LOTS of free reading below.
A new short story from S. C. Durbois coming next week in your inbox.
Dear Reader,
I learned the other day that late winter is the best time to prune plants. Why? Because the tree or vine is still asleep, and spring is just around the corner. The cut into a sleeping plant stimulates new life during a season of growth, allowing a fruitfulness the vine or tree never would have produced if the old branches remained.
Recently I’ve been studying up on money management, gaining financial literacy so I can plan for future abundance. In the various readings, I encountered a text that said the six people you spend the most time with is a portrait of your future. It makes sense: the people we spend the most time with deeply impact the person we are becoming. We will likely copy or run parallel to their habits of spending money, spending time, holding values, and maintaining thought patterns. So the obvious follow-up question is: do the people we spend the most time with accurately represent the people we want to become?
Over the seasons in my life, I’ve watched the landscape change, not just geographically but in the work I did, topics I dwelt on, and relationships I enjoyed.
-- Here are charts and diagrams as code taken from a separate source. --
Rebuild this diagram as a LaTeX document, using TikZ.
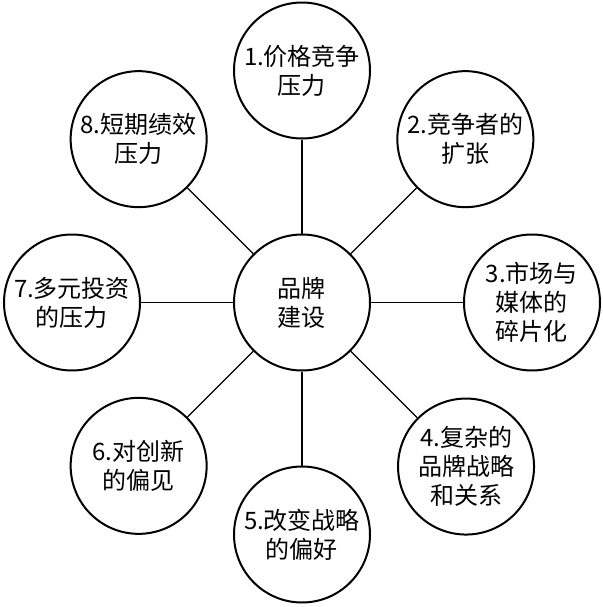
\documentclass[tikz,border=0pt]{standalone}
\usepackage{fontspec}
\newfontfamily\cjk{Noto Sans CJK SC}

\begin{document}
\begin{tikzpicture}[
  x=0.5pt,
  y=0.5pt,
  hub/.style={draw, circle, line width=1pt, minimum size=68pt, inner sep=0pt,
    align=center, font=\cjk\fontsize{12}{14.5}\selectfont},
  factor/.style={hub},
  link/.style={line width=0.7pt}
]
\useasboundingbox (-302,-304.5) rectangle (300,302.5);
\node[hub] (brand) at (0,0) {品牌\\建设};
\node[factor] (f1) at (90:232) {1.价格竞争\\压力};
\node[factor] (f2) at (45:231) {2.竞争者的\\扩张};
\node[factor] (f3) at (0:230) {3.市场与\\媒体的\\碎片化};
\node[factor] (f4) at (-45:232) {4.复杂的\\品牌战略\\和关系};
\node[factor] (f5) at (-90:232) {5.改变战略\\的偏好};
\node[factor] (f6) at (-135:231) {6.对创新\\的偏见};
\node[factor] (f7) at (180:230) {7.多元投资\\的压力};
\node[factor] (f8) at (135:231) {8.短期绩效\\压力};
\draw[link] (brand) -- (f1);
\draw[link] (brand) -- (f2);
\draw[link] (brand) -- (f3);
\draw[link] (brand) -- (f4);
\draw[link] (brand) -- (f5);
\draw[link] (brand) -- (f6);
\draw[link] (brand) -- (f7);
\draw[link] (brand) -- (f8);
\end{tikzpicture}
\end{document}
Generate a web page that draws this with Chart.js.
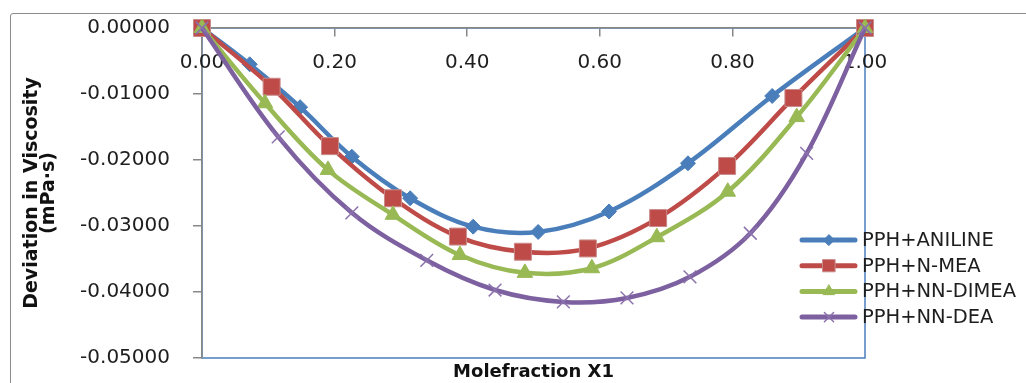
<!DOCTYPE html>
<html>
<head>
<meta charset="utf-8">
<script src="https://cdn.jsdelivr.net/npm/chart.js@4.4.1/dist/chart.umd.min.js"></script>
<style>
  html, body { margin: 0; padding: 0; background: #fff; }
  #wrap { position: relative; width: 1026px; height: 383px; overflow: hidden; }
  #frame { position: absolute; left: 10px; top: 13px; width: 1040px; height: 420px; border: 1.5px solid #8c8c8c; border-radius: 3px; }
  canvas { position: absolute; left: 0; top: 0; }
</style>
</head>
<body>
<div id="wrap">
  <div id="frame"></div>
  <canvas id="chart" width="1026" height="383"></canvas>
</div>
<script>
const seriesNames = ["PPH+ANILINE", "PPH+N-MEA", "PPH+NN-DIMEA", "PPH+NN-DEA"];

const anilineX = [0, 0.072, 0.148, 0.226, 0.314, 0.409, 0.507, 0.614, 0.733, 0.860, 1.00];
const anilineY = [0, -0.0055, -0.0120, -0.0195, -0.0258, -0.0301, -0.0309, -0.0278, -0.0205, -0.0103, 0];

const nmeaX = [0, 0.105, 0.193, 0.288, 0.386, 0.484, 0.582, 0.688, 0.792, 0.892, 1.00];
const nmeaY = [0, -0.0089, -0.0179, -0.0258, -0.0316, -0.0339, -0.0334, -0.0288, -0.0209, -0.0106, 0];

const dimeaX = [0, 0.095, 0.190, 0.288, 0.389, 0.487, 0.588, 0.686, 0.793, 0.897, 1.00];
const dimeaY = [0, -0.0114, -0.0215, -0.0283, -0.0344, -0.0371, -0.0364, -0.0317, -0.0248, -0.0135, 0];

const deaX = [0, 0.115, 0.226, 0.339, 0.442, 0.545, 0.641, 0.736, 0.827, 0.912, 1.00];
const deaY = [0, -0.0165, -0.0280, -0.0352, -0.0397, -0.0415, -0.0409, -0.0377, -0.0311, -0.0190, 0];

const xTicks = [0, 0.2, 0.4, 0.6, 0.8, 1.0];
const yTicks = [0, -0.01, -0.02, -0.03, -0.04, -0.05];

const FONT = '"DejaVu Sans", sans-serif';
const AXIS_GREY = "#878787";

function toPoints(xs, ys) {
  return xs.map((x, i) => ({ x: x, y: ys[i] }));
}

const styles = [
  { color: "#4a7ebb", point: "rectRot", radius: 7.5, pointBorder: "#4a7ebb", pointWidth: 1 },
  { color: "#be4b48", point: "rect", radius: 12, pointBorder: "#c98b89", pointWidth: 1 },
  { color: "#98b954", point: "triangle", radius: 9, pointBorder: "#98b954", pointWidth: 1 },
  { color: "#7d60a0", point: "crossRot", radius: 9, pointBorder: "#8b72ad", pointWidth: 1.5 }
];

const allData = [
  toPoints(anilineX, anilineY),
  toPoints(nmeaX, nmeaY),
  toPoints(dimeaX, dimeaY),
  toPoints(deaX, deaY)
];

const datasets = seriesNames.map((name, i) => ({
  label: name,
  data: allData[i],
  borderColor: styles[i].color,
  backgroundColor: styles[i].color,
  borderWidth: 4.5,
  tension: 0.35,
  pointStyle: styles[i].point,
  pointRadius: styles[i].radius,
  pointHoverRadius: styles[i].radius,
  pointBackgroundColor: styles[i].color,
  pointBorderColor: styles[i].pointBorder,
  pointBorderWidth: styles[i].pointWidth,
  clip: false,
  order: seriesNames.length - 1 - i // later series on top, like Excel
}));

// blue plot-area frame (drawn first so the grey axis lines sit on top)
const plotFrame = {
  id: "plotFrame",
  beforeDraw(chart) {
    const { ctx, chartArea: a } = chart;
    ctx.save();
    ctx.strokeStyle = "#4a7ebb";
    ctx.lineWidth = 1.5;
    ctx.strokeRect(a.left, a.top, a.right - a.left, a.bottom - a.top);
    ctx.restore();
  }
};

// x tick labels sit below the top axis line, inside the plot
const xLabels = {
  id: "xLabels",
  beforeDatasetsDraw(chart) {
    const { ctx, chartArea: a } = chart;
    const sx = chart.scales.x;
    ctx.save();
    ctx.fillStyle = "#1e1e1e";
    ctx.font = "20px " + FONT;
    ctx.textAlign = "center";
    ctx.textBaseline = "middle";
    xTicks.forEach(v => {
      ctx.fillText(v.toFixed(2), sx.getPixelForValue(v), a.top + 35);
    });
    ctx.restore();
  }
};

// legend sitting over the right edge of the plot
const sideLegend = {
  id: "sideLegend",
  afterDraw(chart) {
    const { ctx, chartArea: a } = chart;
    const x0 = a.right - 63;
    const y0 = a.top + 212;
    const step = 25.7;
    chart.data.datasets.forEach((ds, i) => {
      const y = y0 + i * step;
      ctx.save();
      ctx.strokeStyle = ds.borderColor;
      ctx.lineWidth = 5;
      ctx.lineCap = "round";
      ctx.beginPath();
      ctx.moveTo(x0, y);
      ctx.lineTo(x0 + 53, y);
      ctx.stroke();
      ctx.fillStyle = ds.pointBackgroundColor;
      ctx.strokeStyle = ds.pointBorderColor;
      ctx.lineWidth = ds.pointBorderWidth;
      Chart.helpers.drawPoint(ctx, {
        pointStyle: ds.pointStyle,
        radius: ds.pointRadius * 0.72,
        borderWidth: ds.pointBorderWidth,
        rotation: 0
      }, x0 + 27, y);
      ctx.fillStyle = "#1e1e1e";
      ctx.font = "19.5px " + FONT;
      ctx.textBaseline = "middle";
      ctx.textAlign = "left";
      ctx.fillText(ds.label, x0 + 60, y + 1);
      ctx.restore();
    });
  }
};

const ctx = document.getElementById("chart").getContext("2d");

new Chart(ctx, {
  type: "line",
  data: { datasets: datasets },
  options: {
    responsive: false,
    animation: false,
    layout: { padding: { left: 10, top: 28, right: 161, bottom: 0 } },
    plugins: {
      legend: { display: false },
      tooltip: { enabled: false }
    },
    scales: {
      x: {
        type: "linear",
        min: 0,
        max: 1,
        position: { y: 0 },
        afterBuildTicks: (s) => { s.ticks = xTicks.map(v => ({ value: v })); },
        ticks: { display: false },
        grid: { drawOnChartArea: false, tickLength: 8, color: AXIS_GREY, lineWidth: 1.5 },
        border: { color: AXIS_GREY, width: 1.5 },
        afterFit: (s) => { s.paddingLeft = 0; s.paddingRight = 0; }
      },
      x2: {
        type: "linear",
        min: 0,
        max: 1,
        position: "bottom",
        ticks: { display: false },
        grid: { display: false },
        border: { display: false },
        title: {
          display: true,
          text: "Molefraction X1",
          color: "#111",
          font: { family: FONT, size: 18, weight: "bold" },
          padding: { top: 3, bottom: 0 }
        },
        afterFit: (s) => { s.height = 25; s.paddingLeft = 0; s.paddingRight = 0; }
      },
      y: {
        type: "linear",
        min: -0.05,
        max: 0,
        position: "left",
        afterBuildTicks: (s) => { s.ticks = yTicks.map(v => ({ value: v })); },
        ticks: {
          padding: 23,
          color: "#1e1e1e",
          font: { family: FONT, size: 20 },
          callback: (v) => Number(v).toFixed(5)
        },
        grid: { drawOnChartArea: false, tickLength: 9, color: AXIS_GREY, lineWidth: 1.5 },
        border: { color: AXIS_GREY, width: 1.5 },
        title: {
          display: true,
          text: ["Deviation in Viscosity", "(mPa·s)"],
          color: "#111",
          font: { family: FONT, size: 19, weight: "bold", lineHeight: 0.92 },
          padding: { top: 13, bottom: 0 }
        },
        afterFit: (s) => { s.width = 192; s.paddingTop = 0; s.paddingBottom = 0; }
      }
    }
  },
  plugins: [plotFrame, xLabels, sideLegend]
});
</script>
</body>
</html>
It’s late February and I’m watching the snowfall as I write to you, and I feel once again the shifting of a season. Pruning is not a painless process, and sitting on the verge of spring, heading towards a future version of fruitfulness, it is difficult and sad to have to let go, branch by branch, of the past.
But the consequences of holding onto the old when we’re ready for the new can be devastating. As a wise and somewhat ironic person once said, “Let go or be dragged.”
May the pruning of your winter seasons lead to fruitful abundance.